Isaiah 41:14-20 - Homiletics
God's strength made perfect in weakness.
It is when Jacob is brought so low that his only fitting designation is "thou worm," and Israel is so reduced as to be a mere "handful of men," that the promise is made of the triumphant crushing of enemies, and scattering of them "like the chaff of the summer threshing-floor." It is when the nation generally feels itself to be "poor and needy" ( Isaiah 41:17 ), when it is as it were at the last gasp, actually perishing of thirst, that it is raised to paradisaical bliss, that it finds itself in a veritable "garden of Eden." Exaltation follows abasement, not however by any mere law of alternation, as if men having reached the very bottom of the wheel of fortune must begin to rise, much less by any mere caprice of the power that rules the universe, but by the law of moral fitness. "He that would be great among you let him be your servant." It is when men, chastened by God's afflicting rod, abase themselves in the dust, feeling and acknowledging their weakness, and throwing themselves wholly upon God for strength and power, that they are most fit to become his instruments for the chastisement of others, and to occupy a high position among the nations. His strength is made perfect in their weakness; and this for two principal reasons.

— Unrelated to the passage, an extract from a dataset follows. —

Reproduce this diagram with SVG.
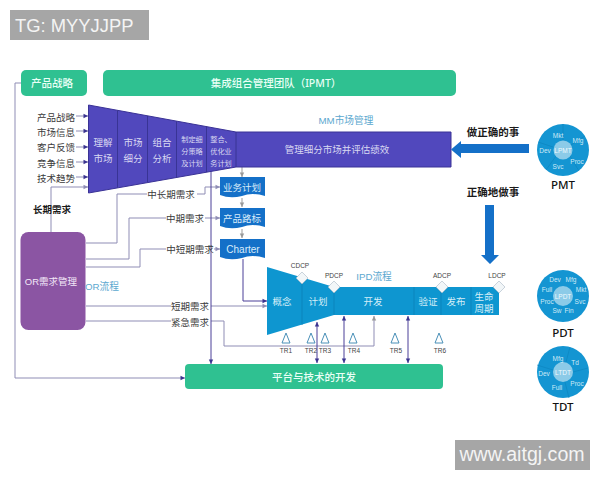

I. IT IS FOR GOD 'S GLORY THAT HE SHOULD ASSERT HIS POWER BY WEAK INSTRUMENTS . The poorer the instrument, the more evident that it is the workman to whom the work is due. Egypt is subdued by plagues of frogs and lice and locusts. Sisera falls by the hand of a woman. The Midianites are smitten by the three hundred who lapped with the tongue ( 7:5-22 ). David slays Goliath of Gath with a sling end a stone. Great miracles are wrought by a rod, a word, some spittle. And so also with the events that revolutionize the world. "Big battalions" do not always carry the day. The host of Zerah is smitten by Asa ( 2 Chronicles 14:9-12 ). Ben-hadad and the thirty-two kings are repulsed by "the young men of the princes of the provinces" ( 1 Kings 20:1-20 ). Cyrus, with a handful of Persian rustics, defeats Astyages. Three hundred Greeks decimate the myriads of Xerxes at Thermopylae. Judas Maccabaeus, with a few thousands, destroys half a dozen Syrian armies three or four times as numerous (1 Macc. 4:26-34:; 7:40-47; 2 Mace. 12:13-37; 15:20-28). God's hand is the more clearly seen, the weaker and poorer the means that he uses.
II. IT IS FOR MAN 'S ADVANTAGE THAT HE SHOULD HAVE IT IMPRESSED UPON HIM THAT HIS SUCCESSES ARE NOT DUE TO HIMSELF . As man's arrogance is one of the chief causes of God's judgments upon him, it is well that success should be given him under circumstances which make it almost impossible that he should ascribe the merit of it to his own efforts or abilities. Best, far best for him to know that it is "when he is weak, that he is strong" ( 2 Corinthians 12:10 ). So long as we are conscious that we are instruments, we are less inclined to exalt ourselves, to be puffed up, to think of ourselves more highly than we ought to think. We feel our dependence upon God, realize his power upholding us, lean upon him, and have a sweet satisfaction in so leaning. As our day is, so we feel that our strength will be ( Deuteronomy 33:25 ). His grace will be always sufficient, just sufficient, for us. So we avoid all boasting and self-complacency, and are able to "rest in the Lord," to "stay upon him" and to maintain a perpetual consciousness of his mighty arm supporting us.